Harian Disway - PEKAN lalu, dalam sambutannya pada program pendidikan di Lemhannas, Presiden Jokowi menegaskan bahwa pada suatu titik pemerintah akan menghentikan ekspor bahan baku dan produk mentah, seperti minyak sawit mentah (CPO).
Indonesia harus mampu mengekspor produk jadi dengan nilai tambah yang tinggi. Bagaimana pelaku usaha sawit menyikapi pernyataan Jokowi itu?
Sampai hari ini, Indonesia masih menjadi produsen minyak sawit terbesar di dunia. Bukan hanya sebagai produsen terbesar, Indonesia juga menjadi eksportir terbesar minyak kelapa sawit di dunia. Data dari Gabungan Pengusaha Kelapa Sawit Indonesia (Gapki), total produksi minyak sawit pada 2020 sekitar 47 juta ton, sebanyak 34 juta ton terserap di pasar ekspor.
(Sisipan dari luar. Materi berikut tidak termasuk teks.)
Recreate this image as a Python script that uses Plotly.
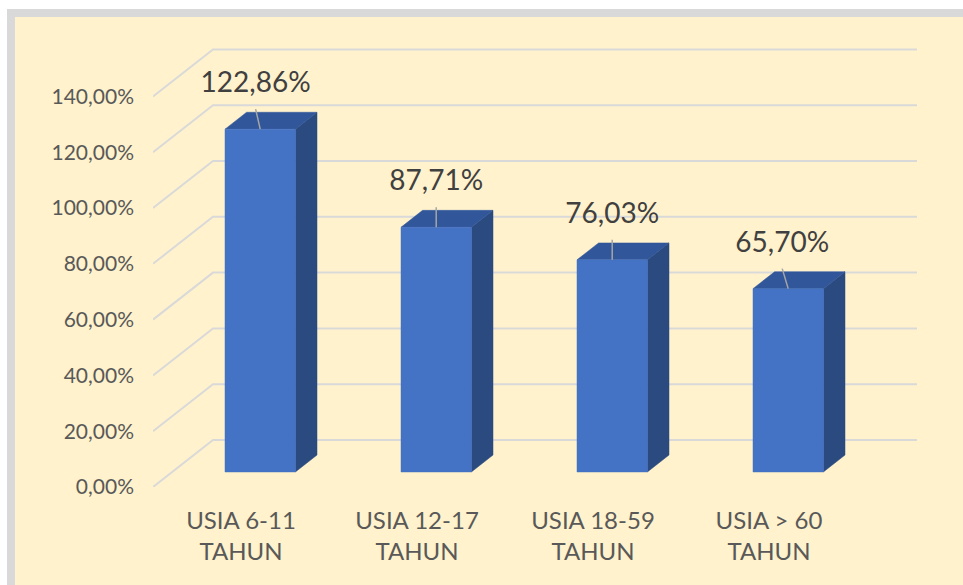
import plotly.graph_objects as go

# --- data ---
categories = ["USIA 6-11<br>TAHUN", "USIA 12-17<br>TAHUN", "USIA 18-59<br>TAHUN", "USIA > 60<br>TAHUN"]
values = [122.86, 87.71, 76.03, 65.70]
tick_values = [0, 20, 40, 60, 80, 100, 120, 140]
tick_labels = [f"{v:.2f}".replace(".", ",") + "%" for v in tick_values]
label_texts = [f"{v:.2f}".replace(".", ",") + "%" for v in values]

# --- layout / projection constants ---
W, H = 963, 585
M_L, M_B = 153, 98
PX_CAT = 176.0          # pixels per category slot
PX_PCT = 2.79           # pixels per percentage point
DEPTH_PX = (60.0, 47.0) # oblique offset of the back wall, in pixels
DX = DEPTH_PX[0] / PX_CAT
DY = DEPTH_PX[1] / PX_PCT
D0, D1 = 0.32, 0.68     # bar depth span (0 = front, 1 = back wall)
HALF_W = 0.2            # half width of a bar in category units
LABEL_NUDGE = [-0.026, 0.0, 0.0, -0.034]
LEADER_GAP = 20 / PX_PCT
LABEL_GAP = 44 / PX_PCT

X_MAX = (W - M_L) / PX_CAT
Y_MAX = (H - M_B) / PX_PCT

FRONT = "#4472C4"
TOP = "#31569A"
SIDE = "#2A4A80"
GRID = "#D9D9D9"
CREAM = "#FFF2CC"


def proj(x, y, d):
    return x + d * DX, y + d * DY


fig = go.Figure()

# perspective gridlines: left wall diagonal + back wall horizontal
gx, gy = [], []
for v in tick_values:
    x0, y0 = proj(0, v, 0)
    x1, y1 = proj(0, v, 1)
    x2, y2 = proj(len(categories), v, 1)
    gx += [x0, x1, x2, None]
    gy += [y0, y1, y2, None]
fig.add_trace(go.Scatter(x=gx, y=gy, mode="lines", line=dict(color=GRID, width=2),
                         hoverinfo="skip", showlegend=False))


def face(pts, color):
    xs = [p[0] for p in pts] + [pts[0][0]]
    ys = [p[1] for p in pts] + [pts[0][1]]
    fig.add_trace(go.Scatter(x=xs, y=ys, mode="lines", fill="toself", fillcolor=color,
                             line=dict(color=color, width=0.5), hoverinfo="skip",
                             showlegend=False))


for i, v in enumerate(values):
    cx = i + 0.5
    xl, xr = cx - HALF_W, cx + HALF_W
    ftl, ftr = proj(xl, v, D0), proj(xr, v, D0)
    fbl, fbr = proj(xl, 0, D0), proj(xr, 0, D0)
    btl, btr = proj(xl, v, D1), proj(xr, v, D1)
    bbr = proj(xr, 0, D1)
    face([ftr, btr, bbr, fbr], SIDE)
    face([ftl, ftr, btr, btl], TOP)
    face([fbl, fbr, ftr, ftl], FRONT)

# data labels with leader lines
lx, ly, tx, ty = [], [], [], []
for i, v in enumerate(values):
    bx, by = proj(i + 0.5, v, D0)
    px = bx + LABEL_NUDGE[i]
    lx += [px, bx, None]
    ly += [by + LEADER_GAP, by, None]
    tx.append(px)
    ty.append(by + LABEL_GAP)
fig.add_trace(go.Scatter(x=lx, y=ly, mode="lines", line=dict(color="#A6A6A6", width=1.5),
                         hoverinfo="skip", showlegend=False))
fig.add_trace(go.Scatter(x=tx, y=ty, mode="text", text=label_texts, textposition="middle center",
                         textfont=dict(family="Lato", size=28, color="#404040"),
                         hoverinfo="skip", showlegend=False))

# chart frame (cream panel with grey border)
def paper_x(px):
    return (px - M_L) / (W - M_L)


def paper_y(py):
    return (H - M_B - py) / (H - M_B)


fig.add_shape(type="rect", xref="paper", yref="paper",
              x0=paper_x(11), x1=paper_x(W + 40), y0=paper_y(13), y1=paper_y(H + 40),
              line=dict(color="#D9D9D9", width=8), fillcolor=CREAM, layer="below")

fig.update_layout(
    width=W, height=H,
    margin=dict(l=M_L, r=0, t=0, b=M_B, autoexpand=False),
    paper_bgcolor="white",
    plot_bgcolor="rgba(0,0,0,0)",
    font=dict(family="Lato", color="#595959"),
    xaxis=dict(range=[0, X_MAX], tickvals=[i + 0.5 for i in range(len(categories))],
               ticktext=categories, showgrid=False, zeroline=False, showline=False,
               ticks="", ticklabelstandoff=17, tickfont=dict(size=24, color="#595959"),
               fixedrange=True),
    yaxis=dict(range=[0, Y_MAX], tickvals=tick_values, ticktext=tick_labels,
               showgrid=False, zeroline=False, showline=False, ticks="",
               ticklabelstandoff=18, tickfont=dict(size=21, color="#595959"),
               fixedrange=True),
)

fig.write_html("out.html")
Sementara itu, hingga Agustus 2021, dari total produksi 30,67 juta ton, sebanyak 22 juta ton terserap di pasar ekspor. Melihat data-data tersebut, pasar ekspor masih menjadi tulang punggung penyerapan produk minyak sawit dari Indonesia.
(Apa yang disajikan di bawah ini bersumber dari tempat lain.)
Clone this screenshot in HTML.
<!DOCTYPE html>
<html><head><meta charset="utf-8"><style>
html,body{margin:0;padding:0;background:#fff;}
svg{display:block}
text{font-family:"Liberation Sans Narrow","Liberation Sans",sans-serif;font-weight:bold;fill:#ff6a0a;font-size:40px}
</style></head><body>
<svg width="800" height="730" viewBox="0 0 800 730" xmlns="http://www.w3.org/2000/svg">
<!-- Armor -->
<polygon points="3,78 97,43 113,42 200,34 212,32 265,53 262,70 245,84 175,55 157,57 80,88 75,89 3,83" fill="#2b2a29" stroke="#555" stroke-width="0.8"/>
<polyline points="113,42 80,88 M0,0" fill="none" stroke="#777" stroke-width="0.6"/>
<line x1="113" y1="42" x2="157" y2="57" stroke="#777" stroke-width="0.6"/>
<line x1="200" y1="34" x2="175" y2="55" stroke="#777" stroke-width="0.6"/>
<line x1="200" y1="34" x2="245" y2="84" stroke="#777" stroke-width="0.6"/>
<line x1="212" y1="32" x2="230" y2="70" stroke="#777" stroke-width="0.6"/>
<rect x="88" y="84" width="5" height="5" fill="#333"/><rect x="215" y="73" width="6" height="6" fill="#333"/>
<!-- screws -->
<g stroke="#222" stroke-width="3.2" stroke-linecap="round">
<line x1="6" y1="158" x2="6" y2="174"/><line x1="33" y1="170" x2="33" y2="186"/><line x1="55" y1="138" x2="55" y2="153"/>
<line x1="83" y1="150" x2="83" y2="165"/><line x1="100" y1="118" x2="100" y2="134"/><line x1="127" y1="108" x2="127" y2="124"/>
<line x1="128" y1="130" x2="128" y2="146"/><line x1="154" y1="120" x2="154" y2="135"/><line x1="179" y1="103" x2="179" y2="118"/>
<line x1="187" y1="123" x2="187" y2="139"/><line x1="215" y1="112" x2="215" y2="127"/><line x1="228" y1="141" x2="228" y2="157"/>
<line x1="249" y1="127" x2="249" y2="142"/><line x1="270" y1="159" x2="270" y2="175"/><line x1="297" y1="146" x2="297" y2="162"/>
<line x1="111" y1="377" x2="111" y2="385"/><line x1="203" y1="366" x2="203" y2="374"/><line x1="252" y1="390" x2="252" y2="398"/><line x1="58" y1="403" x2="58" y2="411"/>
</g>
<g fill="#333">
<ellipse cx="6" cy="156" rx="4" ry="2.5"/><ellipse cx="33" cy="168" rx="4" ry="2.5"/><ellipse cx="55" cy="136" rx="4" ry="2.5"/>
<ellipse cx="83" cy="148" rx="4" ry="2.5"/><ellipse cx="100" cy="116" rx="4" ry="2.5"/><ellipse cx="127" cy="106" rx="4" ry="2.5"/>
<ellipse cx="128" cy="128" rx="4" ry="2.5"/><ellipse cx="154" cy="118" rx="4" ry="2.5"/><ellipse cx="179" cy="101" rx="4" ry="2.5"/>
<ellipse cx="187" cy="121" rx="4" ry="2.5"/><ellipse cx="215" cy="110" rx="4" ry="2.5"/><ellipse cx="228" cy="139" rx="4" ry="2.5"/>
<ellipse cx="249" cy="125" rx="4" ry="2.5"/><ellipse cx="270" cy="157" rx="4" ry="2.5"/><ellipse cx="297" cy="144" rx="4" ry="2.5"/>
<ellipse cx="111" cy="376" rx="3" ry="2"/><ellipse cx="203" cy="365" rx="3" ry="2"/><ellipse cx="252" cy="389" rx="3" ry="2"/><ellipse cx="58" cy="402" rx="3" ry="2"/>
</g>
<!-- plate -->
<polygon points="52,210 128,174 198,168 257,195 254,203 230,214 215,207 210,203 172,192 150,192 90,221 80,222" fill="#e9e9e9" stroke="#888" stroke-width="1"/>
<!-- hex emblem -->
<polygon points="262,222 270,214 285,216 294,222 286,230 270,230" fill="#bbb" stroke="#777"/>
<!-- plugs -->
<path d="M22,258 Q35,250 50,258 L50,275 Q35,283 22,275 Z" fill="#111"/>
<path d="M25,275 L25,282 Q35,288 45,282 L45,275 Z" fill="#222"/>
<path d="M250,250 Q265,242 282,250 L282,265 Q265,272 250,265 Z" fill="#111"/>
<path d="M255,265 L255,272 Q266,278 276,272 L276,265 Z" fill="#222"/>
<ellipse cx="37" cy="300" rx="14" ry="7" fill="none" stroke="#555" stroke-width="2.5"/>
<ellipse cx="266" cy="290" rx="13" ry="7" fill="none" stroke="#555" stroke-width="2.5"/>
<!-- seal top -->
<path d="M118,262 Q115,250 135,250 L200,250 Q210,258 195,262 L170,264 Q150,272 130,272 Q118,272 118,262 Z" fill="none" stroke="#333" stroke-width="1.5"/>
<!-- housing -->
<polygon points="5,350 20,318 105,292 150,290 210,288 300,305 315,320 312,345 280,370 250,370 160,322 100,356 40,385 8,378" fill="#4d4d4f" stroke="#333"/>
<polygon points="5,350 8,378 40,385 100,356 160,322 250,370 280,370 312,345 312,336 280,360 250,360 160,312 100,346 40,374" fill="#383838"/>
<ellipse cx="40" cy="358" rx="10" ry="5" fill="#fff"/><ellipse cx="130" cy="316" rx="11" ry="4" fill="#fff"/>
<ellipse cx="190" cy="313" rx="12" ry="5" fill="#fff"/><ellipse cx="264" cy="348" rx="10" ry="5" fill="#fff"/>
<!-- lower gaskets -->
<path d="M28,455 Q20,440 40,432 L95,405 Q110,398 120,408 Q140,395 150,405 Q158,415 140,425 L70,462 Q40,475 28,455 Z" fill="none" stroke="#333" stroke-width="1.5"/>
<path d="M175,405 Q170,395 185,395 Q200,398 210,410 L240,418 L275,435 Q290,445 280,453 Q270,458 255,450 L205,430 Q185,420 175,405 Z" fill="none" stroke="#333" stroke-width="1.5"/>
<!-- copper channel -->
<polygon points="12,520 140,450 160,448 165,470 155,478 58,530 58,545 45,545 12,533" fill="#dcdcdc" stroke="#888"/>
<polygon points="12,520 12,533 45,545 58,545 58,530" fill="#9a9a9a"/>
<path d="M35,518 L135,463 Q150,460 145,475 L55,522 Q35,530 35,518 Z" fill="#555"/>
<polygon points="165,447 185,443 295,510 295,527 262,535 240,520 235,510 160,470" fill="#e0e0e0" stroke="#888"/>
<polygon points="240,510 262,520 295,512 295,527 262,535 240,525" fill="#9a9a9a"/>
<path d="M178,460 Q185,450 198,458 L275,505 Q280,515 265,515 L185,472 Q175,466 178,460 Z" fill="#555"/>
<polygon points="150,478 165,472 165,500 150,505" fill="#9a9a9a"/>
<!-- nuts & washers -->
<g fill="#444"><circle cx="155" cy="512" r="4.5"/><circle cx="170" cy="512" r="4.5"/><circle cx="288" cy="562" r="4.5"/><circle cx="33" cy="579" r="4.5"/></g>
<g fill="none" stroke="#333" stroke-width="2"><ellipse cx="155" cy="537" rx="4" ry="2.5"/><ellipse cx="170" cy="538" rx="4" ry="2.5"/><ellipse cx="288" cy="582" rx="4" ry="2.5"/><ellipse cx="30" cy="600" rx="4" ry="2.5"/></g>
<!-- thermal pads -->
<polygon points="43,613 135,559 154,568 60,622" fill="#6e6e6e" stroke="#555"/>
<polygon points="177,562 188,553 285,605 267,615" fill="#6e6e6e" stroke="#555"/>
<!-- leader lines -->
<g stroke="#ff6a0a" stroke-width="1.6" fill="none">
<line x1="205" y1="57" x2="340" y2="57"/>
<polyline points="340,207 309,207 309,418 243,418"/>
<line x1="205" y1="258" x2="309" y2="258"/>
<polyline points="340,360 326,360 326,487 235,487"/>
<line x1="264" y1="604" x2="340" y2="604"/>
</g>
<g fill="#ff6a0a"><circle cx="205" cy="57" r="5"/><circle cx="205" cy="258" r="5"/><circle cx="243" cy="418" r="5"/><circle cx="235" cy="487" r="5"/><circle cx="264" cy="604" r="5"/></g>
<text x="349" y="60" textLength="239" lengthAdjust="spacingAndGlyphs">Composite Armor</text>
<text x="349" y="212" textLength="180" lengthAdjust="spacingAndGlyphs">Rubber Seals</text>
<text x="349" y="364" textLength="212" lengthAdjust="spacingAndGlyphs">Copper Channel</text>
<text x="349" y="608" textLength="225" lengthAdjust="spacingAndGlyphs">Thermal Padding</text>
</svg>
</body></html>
Terlalu bergantung kepada pasar ekspor bukan tanpa risiko. Jika pertumbuhan ekonomi global melemah, permintaan akan produk minyak sawit dunia juga akan turun dan itu akan membawa dampak pada stabilitas harga minyak sawit.
Menyadari risiko tersebut, pemerintah sudah melakukan berbagai strategi agar keseimbangan antara daya serap di pasar ekspor dan pasar domestik menjadi lebih seimbang. Hal tersebut sudah dilaksanakan melalui program mandatori biodiesel yang sudah mencapai bauran 30 persen.
Dari data yang ada, penyerapan minyak sawit di pasar domestik untuk konsumsi biodiesel mencapai 42 persen dari total konsumsi di pasar domestik. Dengan demikian, meski pasar ekspor masih menjadi backbone, daya serap pasar domestik terus ditingkatkan.
Hilirisasi Sawit
Rencana pemerintah untuk menghentikan ekspor CPO merupakan mimpi besar Jokowi agar Indonesia bisa menjadi pengekspor barang jadi, bukan barang mentah atau barang setengah jadi. Teoretis, barang jadi memiliki nilai tambah produk yang lebih tinggi. Siapkah Indonesia mewujudkan mimpi tersebut, khususnya untuk komoditas berbahan baku minyak sawit?
Dalam satu dekade terakhir, pemerintah telah mendorong program hilirisasi sawit. Program tersebut pun telah terlaksana dengan baik. Itu bisa ditunjukkan dengan data bahwa dari 34 juta ton minyak sawit yang diekspor, sekitar 61 persen sudah berbentuk olahan minyak sawit mentah (refined product).
Sedangkan ekspor minyak sawit mentah (CPO) hanya sekitar 8 persen. Jadi, sebenarnya, tanpa adanya regulasi pelarangan ekspor bahan mentah, sebagian besar komoditas minyak sawit yang diekspor sudah dalam bentuk olahan.
Jika arah pengembangan sektor hilir sawit dibuat lebih dalam lagi hingga ke produk akhir, pemerintah perlu memperhatikan hal-hal sebagai berikut:
Pertama, hilirisasi sawit harus dilakukan dengan skema insentif dan disinsentif, bukan dengan regulasi yang akan mendistorsi pasar.
Kedua, hilirisasi juga harus disesuaikan dengan kebutuhan pasar.